One thing I think we who are interested in Jewish food forget is that Jews themselves have heavily influenced “non-Jewish cuisines.” From cocido in Spain to the existence of dishes like kugelis in Lithuania, Jews have left their mark on so much of European and North African cuisine. In a day and age in which a certain sort of nationalist particularism determines culinary tradition – and that of Jews too – this sort of history is often forgotten. Many a “traditional” Jewish dish, I have noted here thus far, is not so Jewish – but many a “gentile” dish is! This delicacy – spinach with raisins, or spinaci con passerine – is one such dish. Though often considered an Italian specialty, this delightful vegetable medley has deep Jewish roots.

The recipe seems classically “Mediterranean,” but it is so precisely because of Jews. The fact that this dish is eaten in Italy, in Greece, and in Spain is traceable directly to the migration of Catalan Jews following the Inquisition in 1492 – and with the memories of Spain (often longed for alongside or more than the Holy Land) and the Ladino language, Sephardim brought culinary traditions with them to their new countries. Spinach with raisins was not the only dish that travelled: Mark Mazower notes that in the 20th century, Spanish Christian travelers in Greece were stunned to find Sephardim in Greece exchanging membrillo, quince paste, four hundred years after expulsion from Spain. Yet in the discussions of “Mediterranean” cooking, the role of diaspora – especially Jewish, but also Greek and Lebanese and Roma – seems to be forgotten.

I have written out the recipe here with two options: pine nuts and sunflower seeds. I strongly suggest that you use the former; the latter is an option in the case of nut allergies. I have also adjusted the spicing a little – I find that the black pepper really brings out the sweetness of the raisins. Enjoy!

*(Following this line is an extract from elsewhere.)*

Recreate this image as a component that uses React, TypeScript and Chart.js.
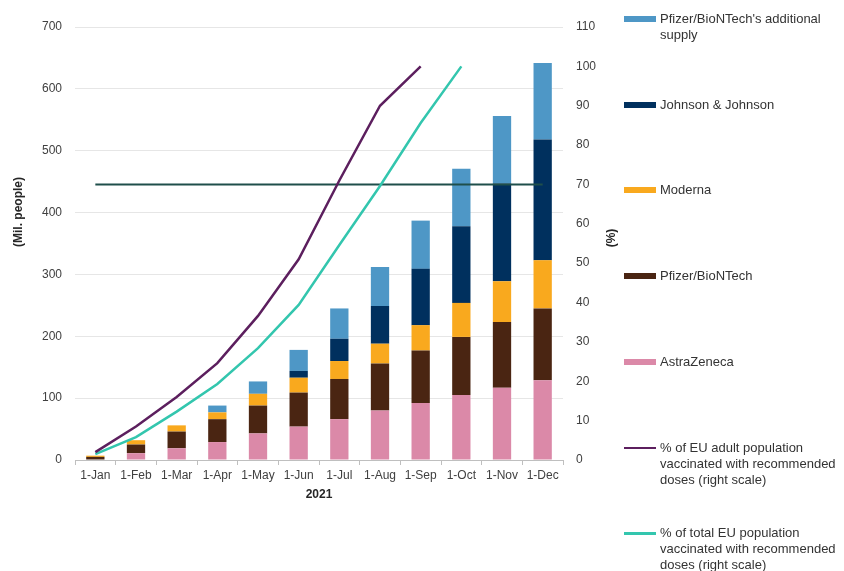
import React, { useEffect, useRef } from "react";
import { Chart, registerables } from "chart.js";

Chart.register(...registerables);

const months = ["1-Jan", "1-Feb", "1-Mar", "1-Apr", "1-May", "1-Jun", "1-Jul", "1-Aug", "1-Sep", "1-Oct", "1-Nov", "1-Dec"];
const astraZeneca = [0, 11, 19, 29, 43, 54, 66, 80, 92, 105, 117, 129];
const pfizerBioNTech = [5, 14, 27, 37, 45, 55, 65, 76, 85, 94, 106, 116];
const moderna = [2, 7, 10, 11, 19, 24, 29, 32, 41, 55, 66, 78];
const johnsonJohnson = [0, 0, 0, 0, 0, 11, 36, 61, 91, 124, 158, 195];
const pfizerAdditional = [0, 0, 0, 11, 20, 34, 49, 63, 78, 93, 109, 124];
const adultVaccinatedPct = [2, 8.5, 16, 24.6, 36.6, 51, 71, 90, 100, null, null, null];
const totalVaccinatedPct = [1.5, 5.8, 12.3, 19.3, 28.4, 39.4, 54.6, 69.6, 85.6, 100, null, null];
const targetPct = [70, 70, 70, 70, 70, 70, 70, 70, 70, 70, 70, 70];
const leftTicks = [0, 100, 200, 300, 400, 500, 600, 700];
const rightTicks = [0, 10, 20, 30, 40, 50, 60, 70, 80, 90, 100, 110];

const COLORS = {
  extra: "#4E97C6",
  jj: "#00305E",
  moderna: "#F9A91E",
  pfizer: "#4A2512",
  az: "#DB89A8",
  adult: "#5C1F5E",
  total: "#33C6AE",
  target: "#1F4F4B",
};

const legendItems = [
  { label: ["Pfizer/BioNTech's additional", "supply"], color: COLORS.extra, kind: "bar" },
  { label: ["Johnson & Johnson"], color: COLORS.jj, kind: "bar" },
  { label: ["Moderna"], color: COLORS.moderna, kind: "bar" },
  { label: ["Pfizer/BioNTech"], color: COLORS.pfizer, kind: "bar" },
  { label: ["AstraZeneca"], color: COLORS.az, kind: "bar" },
  { label: ["% of EU adult population", "vaccinated with recommended", "doses (right scale)"], color: COLORS.adult, kind: "line" },
  { label: ["% of total EU population", "vaccinated with recommended", "doses (right scale)"], color: COLORS.total, kind: "line" },
];

const FONT = "'Liberation Sans', Arial, sans-serif";

export default function App() {
  const canvasRef = useRef<HTMLCanvasElement | null>(null);

  useEffect(() => {
    if (!canvasRef.current) return;
    const barCommon = { yAxisID: "y", stack: "s", order: 2, barPercentage: 1, categoryPercentage: 0.45 };
    const chart = new Chart(canvasRef.current, {
      type: "bar",
      data: {
        labels: months,
        datasets: [
          { type: "line", label: "target", data: targetPct, yAxisID: "y1", borderColor: COLORS.target, borderWidth: 2, pointRadius: 0, order: 1 } as any,
          { type: "line", label: "adult", data: adultVaccinatedPct, yAxisID: "y1", borderColor: COLORS.adult, borderWidth: 2.5, pointRadius: 0, order: 0, spanGaps: false } as any,
          { type: "line", label: "total", data: totalVaccinatedPct, yAxisID: "y1", borderColor: COLORS.total, borderWidth: 2.5, pointRadius: 0, order: 0, spanGaps: false } as any,
          { ...barCommon, label: "AstraZeneca", data: astraZeneca, backgroundColor: COLORS.az },
          { ...barCommon, label: "Pfizer/BioNTech", data: pfizerBioNTech, backgroundColor: COLORS.pfizer },
          { ...barCommon, label: "Moderna", data: moderna, backgroundColor: COLORS.moderna },
          { ...barCommon, label: "Johnson & Johnson", data: johnsonJohnson, backgroundColor: COLORS.jj },
          { ...barCommon, label: "Pfizer/BioNTech's additional supply", data: pfizerAdditional, backgroundColor: COLORS.extra },
        ],
      },
      options: {
        responsive: true,
        maintainAspectRatio: false,
        animation: false,
        layout: { padding: { top: 27, left: 0, right: 241, bottom: 66 } },
        plugins: { legend: { display: false }, tooltip: { enabled: false } },
        scales: {
          x: {
            stacked: true,
            grid: { display: true, drawOnChartArea: false, drawTicks: true, tickLength: 5, color: "#BFBFBF", offset: true },
            border: { display: true, color: "#BFBFBF" },
            ticks: { color: "#404040", font: { family: FONT, size: 12 }, padding: 3, maxRotation: 0, autoSkip: false },
            title: { display: true, text: "2021", color: "#262626", font: { family: FONT, size: 12, weight: "bold" }, padding: { top: 0, bottom: 3 } },
            afterFit: (s: any) => { s.height = 45; },
          },
          y: {
            stacked: true,
            position: "left",
            min: leftTicks[0],
            max: leftTicks[leftTicks.length - 1],
            grid: { color: "#E6E6E6", drawTicks: false },
            border: { display: false },
            ticks: { stepSize: 100, color: "#404040", font: { family: FONT, size: 12 }, padding: 13 },
            afterFit: (s: any) => { s.width = 75; },
          },
          y1: {
            position: "right",
            min: rightTicks[0],
            max: rightTicks[rightTicks.length - 1],
            grid: { drawOnChartArea: false, drawTicks: false },
            border: { display: false },
            ticks: { stepSize: 10, color: "#404040", font: { family: FONT, size: 12 }, padding: 13 },
            afterFit: (s: any) => { s.width = 40; },
          },
        },
      } as any,
    });
    return () => chart.destroy();
  }, []);

  return (
    <div style={{ position: "fixed", left: 0, top: 0, width: 844, height: 571, background: "#fff", fontFamily: FONT, overflow: "hidden" }}>
      <canvas ref={canvasRef} width={844} height={571} style={{ position: "absolute", left: 0, top: 0, width: 844, height: 571 }} />
      <div style={{ position: "absolute", left: 18, top: 212, transform: "translate(-50%, -50%) rotate(-90deg)", whiteSpace: "nowrap", fontSize: 12, fontWeight: "bold", color: "#262626" }}>
        (Mil. people)
      </div>
      <div style={{ position: "absolute", left: 611, top: 238, transform: "translate(-50%, -50%) rotate(-90deg)", whiteSpace: "nowrap", fontSize: 12, fontWeight: "bold", color: "#262626" }}>
        (%)
      </div>
      {legendItems.map((item, i) => {
        const y = 19 + i * 85.7;
        return (
          <div key={i} style={{ position: "absolute", left: 624, top: y - 8, width: 220 }}>
            <div style={{ position: "absolute", left: 0, top: item.kind === "bar" ? 5 : 7, width: 32, height: item.kind === "bar" ? 6 : 2.5, background: item.color }} />
            <div style={{ position: "absolute", left: 36, top: 0, fontSize: 13, lineHeight: "16px", color: "#333", whiteSpace: "nowrap" }}>
              {item.label.map((l, j) => (
                <div key={j}>{l}</div>
              ))}
            </div>
          </div>
        );
      })}
    </div>
  );
}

Spinaci con Passerine / Spinach With Raisins

Based on recipes by Janet Amateau and Joyce Goldstein

2 tbsp raisins

1 small-to-medium onion, chopped

2 tbsp pine nuts or shelled sunflower seeds – roasted or unroasted

1 tsp ground salt

½ tsp ground black pepper

½ tsp ground cinnamon

2 tsp white wine vinegar or rice wine vinegar

1 pound fresh spinach, lightly chopped

2 tbsp water

 

2 tbsp olive oil for frying

  1. Soak the raisins in hot water for 15 minutes to plump them up and make them less dry. Drain and set aside.
  2. Heat a wide skillet, and add the oil. Then, add the onions and pine nuts/sunflower seeds and sauté until the onions are slightly soft. Use a sturdy spoon.
  3. Add the raisins and spices and mix in thoroughly. Add the vinegar and continue to sauté until the onions are very soft and just beginning to brown.
  4. Add the spinach a fistful at a time and mix thoroughly with the onions. Add the water once all spinach is added and mix in.
  5. Keep sautéing as you move the mixture around the pan quickly – the spinach cooks rapidly, so quick movement allows for even cooking.
  6. When the spinach is soft and has wilted, remove the skillet form the heat. Serve warm or at room temperature – though I should note that the former is far better.